Work to do: All the data must come back unchanged, except that pictures are left out.

========

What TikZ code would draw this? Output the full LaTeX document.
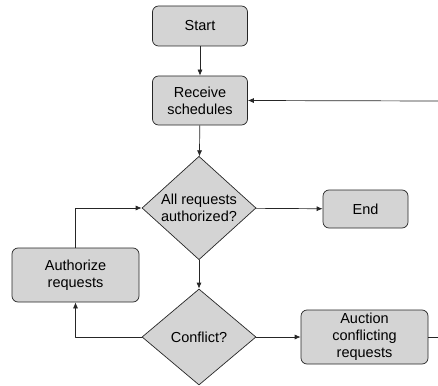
\documentclass[tikz,border=0pt]{standalone}
\usepackage{fontspec}
\setmainfont{Liberation Sans}
\usetikzlibrary{shapes.geometric,arrows.meta}
\begin{document}
\begin{tikzpicture}[x=1pt,y=-1pt,line join=round,>={Latex[length=6pt,width=5pt]},
  font=\fontsize{14.5}{17}\selectfont,
  box/.style={draw=black!85,fill=black!17,rounded corners=6pt,line width=0.7pt,align=center,inner sep=0pt},
  decision/.style={diamond,draw=black!85,fill=black!17,line width=0.7pt,align=center,inner sep=0pt,minimum width=114pt,minimum height=96pt},
  flow/.style={->,black!85,line width=0.7pt}]
\useasboundingbox (0,0) rectangle (438,385);
\clip (0,0) rectangle (438,385);
% boxes
\node[box,minimum width=95pt,minimum height=40pt] (start) at (200,26) {Start};
\node[box,minimum width=95pt,minimum height=49pt] (receive) at (200,100.5) {Receive\\schedules};
\node[decision] (allauth) at (199,208) {All requests\\authorized?};
\node[box,minimum width=85pt,minimum height=38pt] (endnode) at (365.5,209) {End};
\node[box,minimum width=127pt,minimum height=54pt] (authorize) at (75.5,275) {Authorize\\requests};
\node[decision] (conflict) at (199,337) {Conflict?};
\node[box,minimum width=127pt,minimum height=54pt] (auction) at (364.5,337) {Auction\\conflicting\\requests};
\coordinate (backin) at (438,101);
\coordinate (backout) at (438,337);
% connectors
\draw[flow] (start) -- (receive);
\draw[flow] (receive) -- (allauth);
\draw[flow] (backin) -- (receive.east);
\draw[flow] (allauth) -- (endnode);
\draw[flow] (allauth) -- (conflict);
\draw[flow] (conflict) -- (auction);
\draw[black!85,line width=0.7pt] (auction.east) -- (backout);
\draw[flow] (authorize.north) |- (allauth.west);
\draw[flow] (conflict.west) -| (authorize.south);
\end{tikzpicture}
\end{document}
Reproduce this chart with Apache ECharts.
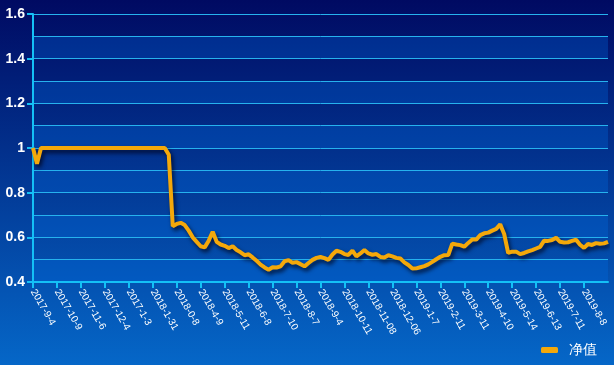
<!DOCTYPE html>
<html>
<head>
<meta charset="utf-8">
<script src="https://cdn.jsdelivr.net/npm/echarts@6/dist/echarts.min.js"></script>
<style>
html,body{margin:0;padding:0;}
#c{width:614px;height:365px;background:linear-gradient(to bottom,#000a62 0%,#0567c8 100%);}
</style>
</head>
<body>
<div id="c"></div>
<script>
// Tick labels shown on the x axis (as printed in the source chart)
var tickLabels = ['2017-9-4','2017-10-9','2017-11-6','2017-12-4','2017-1-3','2018-1-31','2018-0-8','2018-4-9','2018-5-11','2018-6-8','2018-7-10','2018-8-7','2018-9-4','2018-10-11','2018-11-08','2018-12-06','2019-1-7','2019-2-11','2019-3-11','2019-4-10','2019-5-14','2019-6-13','2019-7-11','2019-8-8'];
// number of sampled points between two labelled dates
var pointsPerLabel = 6;
// 净值 (net value)
var netValue = [
1.0,0.93,1.0,1.0,1.0,1.0,1.0,1.0,1.0,1.0,
1.0,1.0,1.0,1.0,1.0,1.0,1.0,1.0,1.0,1.0,
1.0,1.0,1.0,1.0,1.0,1.0,1.0,1.0,1.0,1.0,
1.0,1.0,1.0,1.0,0.97,0.65,0.66,0.665,0.655,0.63,
0.60,0.58,0.56,0.555,0.585,0.625,0.58,0.568,0.562,0.552,
0.56,0.543,0.533,0.52,0.524,0.51,0.495,0.478,0.465,0.455,
0.466,0.465,0.47,0.493,0.498,0.486,0.489,0.48,0.47,0.485,
0.499,0.508,0.512,0.507,0.499,0.523,0.54,0.535,0.525,0.521,
0.54,0.515,0.528,0.543,0.528,0.522,0.525,0.512,0.51,0.52,
0.515,0.508,0.505,0.488,0.476,0.46,0.461,0.466,0.471,0.479,
0.49,0.502,0.513,0.52,0.521,0.572,0.568,0.565,0.558,0.575,
0.59,0.59,0.61,0.618,0.621,0.63,0.638,0.658,0.615,0.53,
0.536,0.536,0.525,0.53,0.537,0.543,0.55,0.557,0.585,0.584,
0.588,0.598,0.58,0.577,0.578,0.584,0.589,0.567,0.553,0.57,
0.566,0.574,0.571,0.573,0.58
];
var seriesName = '净值';

var categories = netValue.map(function(v, i){
  return (i % pointsPerLabel === 0 && tickLabels[i / pointsPerLabel]) ? tickLabels[i / pointsPerLabel] : '';
});

var chart = echarts.init(document.getElementById('c'), null, {renderer:'canvas'});
var axisColor = '#14c0f6';
var font = 'Arial, "Liberation Sans", sans-serif';
chart.setOption({
  backgroundColor: 'transparent',
  animation: false,
  grid: {left: 33, right: 6, top: 14, bottom: 83, containLabel: false},
  legend: {
    right: 12, bottom: 3,
    icon: 'roundRect', itemWidth: 17, itemHeight: 6, itemGap: 10,
    textStyle: {color: '#ffffff', fontSize: 14, fontFamily: font, padding: [0, 0, 0, 6]},
    data: [seriesName]
  },
  xAxis: {
    type: 'category',
    data: categories,
    boundaryGap: false,
    axisLine: {lineStyle: {color: axisColor, width: 2}},
    axisTick: {show: true, length: 6, lineStyle: {color: axisColor, width: 2},
      interval: function(i, v){ return v !== ''; }},
    axisLabel: {color: '#ffffff', fontSize: 10, fontFamily: font, rotate: -60, margin: 8,
      interval: function(i, v){ return v !== ''; }},
    splitLine: {show: false}
  },
  yAxis: [{
    type: 'value', min: 0.4, max: 1.6, interval: 0.1,
    axisLine: {show: false}, axisTick: {show: false}, axisLabel: {show: false},
    splitLine: {show: true, lineStyle: {color: '#26b2ee', width: 1}},
    splitArea: {show: true, areaStyle: {color: ['rgba(0,110,230,0.30)', 'rgba(0,0,0,0)']}}
  }, {
    type: 'value', min: 0.4, max: 1.6, interval: 0.2, position: 'left',
    axisLine: {show: true, lineStyle: {color: axisColor, width: 2}},
    axisTick: {show: true, length: 6, lineStyle: {color: axisColor, width: 2}},
    axisLabel: {color: '#ffffff', fontSize: 14, fontWeight: 'bold', fontFamily: font, margin: 8},
    splitLine: {show: false}, splitArea: {show: false}
  }],
  series: [{
    name: seriesName,
    type: 'line',
    yAxisIndex: 0,
    data: netValue,
    showSymbol: false,
    symbol: 'none',
    itemStyle: {color: '#f4a80a'},
    lineStyle: {color: '#f4a80a', width: 4,
      shadowColor: 'rgba(0,0,20,0.75)', shadowBlur: 4, shadowOffsetX: 2, shadowOffsetY: 3}
  }]
});
</script>
</body>
</html>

========

Solution below:
What TikZ code would draw this? Output the full LaTeX document.
\documentclass[tikz,border=0pt]{standalone}
\usepackage{fontspec}
\setmainfont{Liberation Sans}
\usetikzlibrary{shapes.geometric,arrows.meta}
\begin{document}
\begin{tikzpicture}[x=1pt,y=-1pt,line join=round,>={Latex[length=6pt,width=5pt]},
  font=\fontsize{14.5}{17}\selectfont,
  box/.style={draw=black!85,fill=black!17,rounded corners=6pt,line width=0.7pt,align=center,inner sep=0pt},
  decision/.style={diamond,draw=black!85,fill=black!17,line width=0.7pt,align=center,inner sep=0pt,minimum width=114pt,minimum height=96pt},
  flow/.style={->,black!85,line width=0.7pt}]
\useasboundingbox (0,0) rectangle (438,385);
\clip (0,0) rectangle (438,385);
% boxes
\node[box,minimum width=95pt,minimum height=40pt] (start) at (200,26) {Start};
\node[box,minimum width=95pt,minimum height=49pt] (receive) at (200,100.5) {Receive\\schedules};
\node[decision] (allauth) at (199,208) {All requests\\authorized?};
\node[box,minimum width=85pt,minimum height=38pt] (endnode) at (365.5,209) {End};
\node[box,minimum width=127pt,minimum height=54pt] (authorize) at (75.5,275) {Authorize\\requests};
\node[decision] (conflict) at (199,337) {Conflict?};
\node[box,minimum width=127pt,minimum height=54pt] (auction) at (364.5,337) {Auction\\conflicting\\requests};
\coordinate (backin) at (438,101);
\coordinate (backout) at (438,337);
% connectors
\draw[flow] (start) -- (receive);
\draw[flow] (receive) -- (allauth);
\draw[flow] (backin) -- (receive.east);
\draw[flow] (allauth) -- (endnode);
\draw[flow] (allauth) -- (conflict);
\draw[flow] (conflict) -- (auction);
\draw[black!85,line width=0.7pt] (auction.east) -- (backout);
\draw[flow] (authorize.north) |- (allauth.west);
\draw[flow] (conflict.west) -| (authorize.south);
\end{tikzpicture}
\end{document}
Reproduce this chart with Apache ECharts.
<!DOCTYPE html>
<html>
<head>
<meta charset="utf-8">
<script src="https://cdn.jsdelivr.net/npm/echarts@6/dist/echarts.min.js"></script>
<style>
html,body{margin:0;padding:0;}
#c{width:614px;height:365px;background:linear-gradient(to bottom,#000a62 0%,#0567c8 100%);}
</style>
</head>
<body>
<div id="c"></div>
<script>
// Tick labels shown on the x axis (as printed in the source chart)
var tickLabels = ['2017-9-4','2017-10-9','2017-11-6','2017-12-4','2017-1-3','2018-1-31','2018-0-8','2018-4-9','2018-5-11','2018-6-8','2018-7-10','2018-8-7','2018-9-4','2018-10-11','2018-11-08','2018-12-06','2019-1-7','2019-2-11','2019-3-11','2019-4-10','2019-5-14','2019-6-13','2019-7-11','2019-8-8'];
// number of sampled points between two labelled dates
var pointsPerLabel = 6;
// 净值 (net value)
var netValue = [
1.0,0.93,1.0,1.0,1.0,1.0,1.0,1.0,1.0,1.0,
1.0,1.0,1.0,1.0,1.0,1.0,1.0,1.0,1.0,1.0,
1.0,1.0,1.0,1.0,1.0,1.0,1.0,1.0,1.0,1.0,
1.0,1.0,1.0,1.0,0.97,0.65,0.66,0.665,0.655,0.63,
0.60,0.58,0.56,0.555,0.585,0.625,0.58,0.568,0.562,0.552,
0.56,0.543,0.533,0.52,0.524,0.51,0.495,0.478,0.465,0.455,
0.466,0.465,0.47,0.493,0.498,0.486,0.489,0.48,0.47,0.485,
0.499,0.508,0.512,0.507,0.499,0.523,0.54,0.535,0.525,0.521,
0.54,0.515,0.528,0.543,0.528,0.522,0.525,0.512,0.51,0.52,
0.515,0.508,0.505,0.488,0.476,0.46,0.461,0.466,0.471,0.479,
0.49,0.502,0.513,0.52,0.521,0.572,0.568,0.565,0.558,0.575,
0.59,0.59,0.61,0.618,0.621,0.63,0.638,0.658,0.615,0.53,
0.536,0.536,0.525,0.53,0.537,0.543,0.55,0.557,0.585,0.584,
0.588,0.598,0.58,0.577,0.578,0.584,0.589,0.567,0.553,0.57,
0.566,0.574,0.571,0.573,0.58
];
var seriesName = '净值';

var categories = netValue.map(function(v, i){
  return (i % pointsPerLabel === 0 && tickLabels[i / pointsPerLabel]) ? tickLabels[i / pointsPerLabel] : '';
});

var chart = echarts.init(document.getElementById('c'), null, {renderer:'canvas'});
var axisColor = '#14c0f6';
var font = 'Arial, "Liberation Sans", sans-serif';
chart.setOption({
  backgroundColor: 'transparent',
  animation: false,
  grid: {left: 33, right: 6, top: 14, bottom: 83, containLabel: false},
  legend: {
    right: 12, bottom: 3,
    icon: 'roundRect', itemWidth: 17, itemHeight: 6, itemGap: 10,
    textStyle: {color: '#ffffff', fontSize: 14, fontFamily: font, padding: [0, 0, 0, 6]},
    data: [seriesName]
  },
  xAxis: {
    type: 'category',
    data: categories,
    boundaryGap: false,
    axisLine: {lineStyle: {color: axisColor, width: 2}},
    axisTick: {show: true, length: 6, lineStyle: {color: axisColor, width: 2},
      interval: function(i, v){ return v !== ''; }},
    axisLabel: {color: '#ffffff', fontSize: 10, fontFamily: font, rotate: -60, margin: 8,
      interval: function(i, v){ return v !== ''; }},
    splitLine: {show: false}
  },
  yAxis: [{
    type: 'value', min: 0.4, max: 1.6, interval: 0.1,
    axisLine: {show: false}, axisTick: {show: false}, axisLabel: {show: false},
    splitLine: {show: true, lineStyle: {color: '#26b2ee', width: 1}},
    splitArea: {show: true, areaStyle: {color: ['rgba(0,110,230,0.30)', 'rgba(0,0,0,0)']}}
  }, {
    type: 'value', min: 0.4, max: 1.6, interval: 0.2, position: 'left',
    axisLine: {show: true, lineStyle: {color: axisColor, width: 2}},
    axisTick: {show: true, length: 6, lineStyle: {color: axisColor, width: 2}},
    axisLabel: {color: '#ffffff', fontSize: 14, fontWeight: 'bold', fontFamily: font, margin: 8},
    splitLine: {show: false}, splitArea: {show: false}
  }],
  series: [{
    name: seriesName,
    type: 'line',
    yAxisIndex: 0,
    data: netValue,
    showSymbol: false,
    symbol: 'none',
    itemStyle: {color: '#f4a80a'},
    lineStyle: {color: '#f4a80a', width: 4,
      shadowColor: 'rgba(0,0,20,0.75)', shadowBlur: 4, shadowOffsetX: 2, shadowOffsetY: 3}
  }]
});
</script>
</body>
</html>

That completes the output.